Hasta que llegó el macrismo y su declarada “lucha contra las mafias”, basada en la capacidad de construir villanos de Disney, con independencia de la evidencia judicial real. Lo acusaron de montar una asociación ilícita, de vender protección a los puesteros de la vía pública, denominada "La ribera".

Lo fueron a buscar de madrugada, sin identificarse y se defendió a tiros, temiendo un intento de secuestro.
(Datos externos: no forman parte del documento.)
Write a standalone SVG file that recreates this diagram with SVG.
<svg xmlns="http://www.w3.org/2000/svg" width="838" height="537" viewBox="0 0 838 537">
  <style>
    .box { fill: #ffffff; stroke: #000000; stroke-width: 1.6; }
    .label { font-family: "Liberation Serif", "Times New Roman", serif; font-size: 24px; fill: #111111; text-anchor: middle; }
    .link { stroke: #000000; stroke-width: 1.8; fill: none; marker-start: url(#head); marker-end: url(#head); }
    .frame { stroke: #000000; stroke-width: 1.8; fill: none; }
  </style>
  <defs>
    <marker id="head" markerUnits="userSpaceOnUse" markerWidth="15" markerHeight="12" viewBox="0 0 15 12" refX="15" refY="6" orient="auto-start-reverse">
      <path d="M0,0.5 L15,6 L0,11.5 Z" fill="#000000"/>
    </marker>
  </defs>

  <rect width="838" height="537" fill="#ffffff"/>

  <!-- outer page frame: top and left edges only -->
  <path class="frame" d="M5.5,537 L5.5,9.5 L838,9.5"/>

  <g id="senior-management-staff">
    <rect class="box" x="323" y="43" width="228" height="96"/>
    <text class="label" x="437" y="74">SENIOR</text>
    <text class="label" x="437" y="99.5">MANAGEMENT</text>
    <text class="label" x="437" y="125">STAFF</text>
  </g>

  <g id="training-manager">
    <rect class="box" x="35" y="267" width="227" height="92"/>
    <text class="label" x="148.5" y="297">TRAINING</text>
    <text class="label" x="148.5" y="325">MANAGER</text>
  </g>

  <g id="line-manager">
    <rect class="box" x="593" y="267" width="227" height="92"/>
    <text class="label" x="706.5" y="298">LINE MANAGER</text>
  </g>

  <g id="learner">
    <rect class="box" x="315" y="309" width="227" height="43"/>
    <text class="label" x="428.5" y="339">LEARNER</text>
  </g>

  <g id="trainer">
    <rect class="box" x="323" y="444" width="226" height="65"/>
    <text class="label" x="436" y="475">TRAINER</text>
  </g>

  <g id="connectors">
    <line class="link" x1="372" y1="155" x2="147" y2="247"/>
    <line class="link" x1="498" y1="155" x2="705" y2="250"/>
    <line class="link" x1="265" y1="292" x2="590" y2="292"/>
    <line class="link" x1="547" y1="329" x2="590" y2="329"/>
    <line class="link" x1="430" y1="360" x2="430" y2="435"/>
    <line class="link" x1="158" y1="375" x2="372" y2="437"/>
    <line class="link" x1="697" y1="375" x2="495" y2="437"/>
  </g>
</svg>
Cuenta que primero le “pidieron guita” y después la mesa judicial del procurador Julio Conte Grand y la entonces gobernadora María Eugenia Vidal le ofrecieron más de un acuerdo, pero él no los aceptó, porque quería ir a juicio. 

Se dice inocente aunque reconoce que “no mea agua bendita”. Su reputación quedó, desde entonces, severamente golpeada, como la del Pata Medina o el Caballo Suárez. No es fácil volver de la estigmatización.

Ahora que la crisis golpea nuevamente las puertas de los argentinos, algunos intentan copiar su modelo de negocios, para captar una parte de ese consumo, castigado pero todavía enorme. Es el caso de “La Dulce”, dentro del Mercado Central, del otro lado del Riachuelo, el matancero. Cuenta que le ofrecieron participación en ese negocio, pero eligió quedarse con lo que ya tiene. 

La Salada es grasa, no es un lugar donde hacer sociales, donde ver y ser visto, está en las antípodas del código de glamour aspiracional de las clases medias y de los shoppings de IRSA. Pero la necesidad tiene cara de hereje. Y la feria vende, sin preguntar procedencia geográfica ni social.